[Raw data start]

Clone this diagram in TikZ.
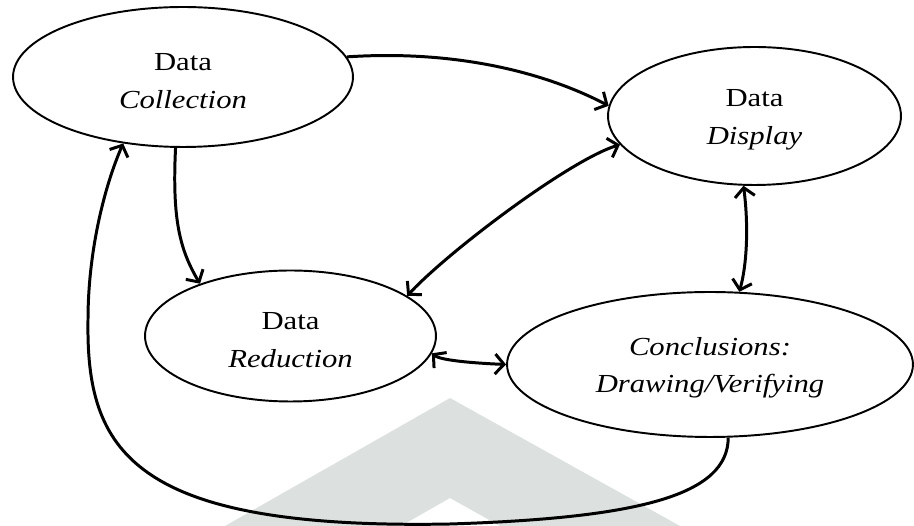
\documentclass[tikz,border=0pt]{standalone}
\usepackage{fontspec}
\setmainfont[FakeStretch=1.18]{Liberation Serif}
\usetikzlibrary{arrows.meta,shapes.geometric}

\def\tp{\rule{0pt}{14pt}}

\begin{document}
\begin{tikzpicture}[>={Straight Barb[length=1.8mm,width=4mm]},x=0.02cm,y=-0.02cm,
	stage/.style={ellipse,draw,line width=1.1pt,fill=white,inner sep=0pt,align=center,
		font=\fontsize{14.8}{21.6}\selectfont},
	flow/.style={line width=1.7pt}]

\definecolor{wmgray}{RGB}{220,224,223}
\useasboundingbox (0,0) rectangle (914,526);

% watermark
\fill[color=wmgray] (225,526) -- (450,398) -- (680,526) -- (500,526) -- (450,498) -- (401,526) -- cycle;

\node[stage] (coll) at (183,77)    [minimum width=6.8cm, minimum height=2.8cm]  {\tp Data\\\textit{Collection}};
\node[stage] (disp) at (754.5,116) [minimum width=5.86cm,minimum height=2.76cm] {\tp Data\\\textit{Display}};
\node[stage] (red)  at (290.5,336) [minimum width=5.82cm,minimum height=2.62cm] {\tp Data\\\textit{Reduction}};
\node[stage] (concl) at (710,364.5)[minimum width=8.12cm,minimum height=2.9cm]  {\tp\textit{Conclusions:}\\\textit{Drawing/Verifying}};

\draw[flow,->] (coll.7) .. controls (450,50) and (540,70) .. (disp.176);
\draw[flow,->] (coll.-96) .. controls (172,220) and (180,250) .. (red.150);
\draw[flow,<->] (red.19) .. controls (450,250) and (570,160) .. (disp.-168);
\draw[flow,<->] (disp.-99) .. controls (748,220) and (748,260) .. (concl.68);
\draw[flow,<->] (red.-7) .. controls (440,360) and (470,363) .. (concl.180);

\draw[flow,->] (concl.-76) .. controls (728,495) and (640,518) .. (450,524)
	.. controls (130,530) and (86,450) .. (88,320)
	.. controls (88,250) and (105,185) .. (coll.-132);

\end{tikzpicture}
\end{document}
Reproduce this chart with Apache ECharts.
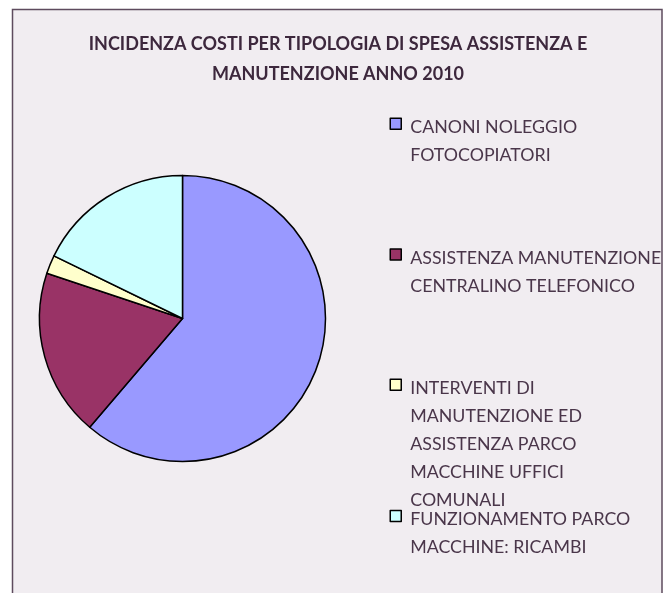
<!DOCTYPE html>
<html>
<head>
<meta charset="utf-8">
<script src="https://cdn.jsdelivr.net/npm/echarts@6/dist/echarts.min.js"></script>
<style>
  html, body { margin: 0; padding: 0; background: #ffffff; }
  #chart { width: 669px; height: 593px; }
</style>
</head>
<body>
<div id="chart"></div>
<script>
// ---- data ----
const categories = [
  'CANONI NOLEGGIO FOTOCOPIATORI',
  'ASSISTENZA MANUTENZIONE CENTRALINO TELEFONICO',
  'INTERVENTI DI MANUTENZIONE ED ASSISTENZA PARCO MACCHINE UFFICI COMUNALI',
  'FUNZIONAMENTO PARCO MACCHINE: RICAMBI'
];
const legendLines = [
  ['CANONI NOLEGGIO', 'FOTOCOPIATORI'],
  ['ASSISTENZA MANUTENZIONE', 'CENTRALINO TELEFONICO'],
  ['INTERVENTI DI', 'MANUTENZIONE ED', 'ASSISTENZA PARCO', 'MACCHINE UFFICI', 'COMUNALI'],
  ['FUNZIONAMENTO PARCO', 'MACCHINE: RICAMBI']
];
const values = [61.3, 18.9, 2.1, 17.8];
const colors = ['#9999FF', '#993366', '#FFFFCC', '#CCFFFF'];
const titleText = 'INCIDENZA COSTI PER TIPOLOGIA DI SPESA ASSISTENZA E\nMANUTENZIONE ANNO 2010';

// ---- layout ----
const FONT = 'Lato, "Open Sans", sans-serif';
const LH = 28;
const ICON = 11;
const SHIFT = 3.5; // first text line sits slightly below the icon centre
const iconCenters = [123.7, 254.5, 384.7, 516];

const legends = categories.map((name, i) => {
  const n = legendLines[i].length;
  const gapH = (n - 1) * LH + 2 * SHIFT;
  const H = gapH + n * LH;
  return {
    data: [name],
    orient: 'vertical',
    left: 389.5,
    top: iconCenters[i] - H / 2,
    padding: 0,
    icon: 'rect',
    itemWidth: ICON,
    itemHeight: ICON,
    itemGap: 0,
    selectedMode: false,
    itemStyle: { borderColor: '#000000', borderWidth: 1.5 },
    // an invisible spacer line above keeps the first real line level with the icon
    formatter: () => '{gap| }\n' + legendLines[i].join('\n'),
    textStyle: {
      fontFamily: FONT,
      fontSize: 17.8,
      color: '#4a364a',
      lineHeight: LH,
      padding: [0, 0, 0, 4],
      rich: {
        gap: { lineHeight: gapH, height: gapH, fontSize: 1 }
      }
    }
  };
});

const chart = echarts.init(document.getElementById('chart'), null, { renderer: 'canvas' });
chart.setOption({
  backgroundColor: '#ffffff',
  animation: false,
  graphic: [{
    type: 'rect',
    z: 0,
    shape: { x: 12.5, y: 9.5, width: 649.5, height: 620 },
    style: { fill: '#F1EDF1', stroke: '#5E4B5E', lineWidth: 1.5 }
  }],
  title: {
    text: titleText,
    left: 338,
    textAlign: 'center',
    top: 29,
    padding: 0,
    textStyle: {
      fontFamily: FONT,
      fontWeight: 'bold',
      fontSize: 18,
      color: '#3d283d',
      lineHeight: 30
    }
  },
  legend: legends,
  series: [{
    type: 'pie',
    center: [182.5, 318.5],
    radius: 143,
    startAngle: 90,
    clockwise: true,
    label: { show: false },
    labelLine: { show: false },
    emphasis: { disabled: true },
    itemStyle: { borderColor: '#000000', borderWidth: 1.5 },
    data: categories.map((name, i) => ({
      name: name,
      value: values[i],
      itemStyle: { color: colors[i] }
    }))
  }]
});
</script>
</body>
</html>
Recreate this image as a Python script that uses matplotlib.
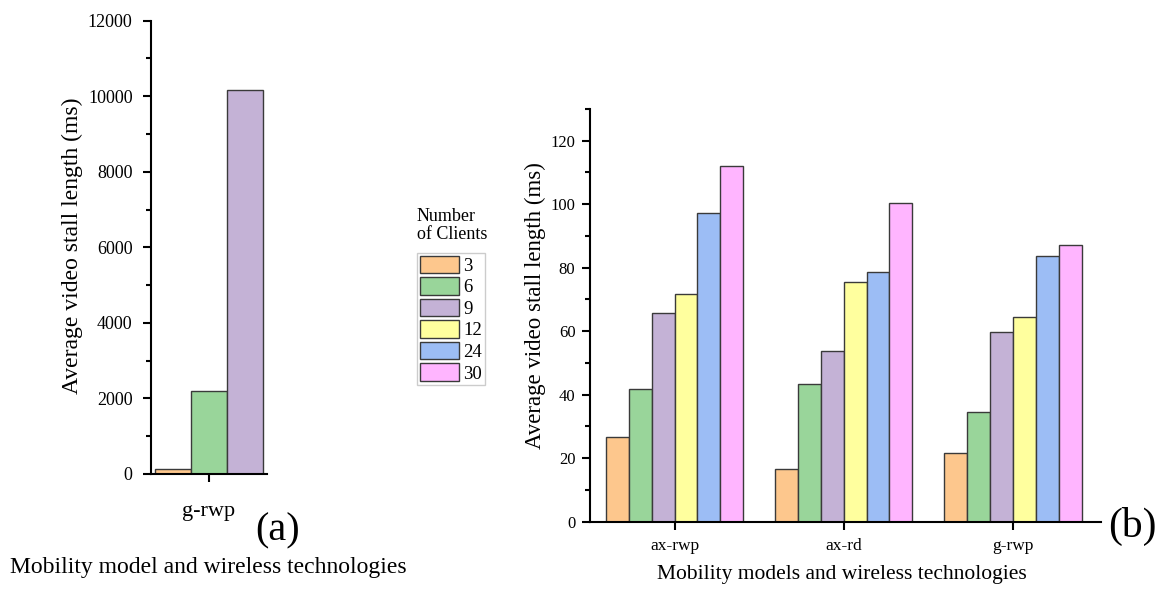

[Raw data end]

**Task to carry out:**
Pull out each line of the records holding the string "with".

**Solved problem:**
Reproduce this chart with Apache ECharts.
    // an invisible spacer line above keeps the first real line level with the icon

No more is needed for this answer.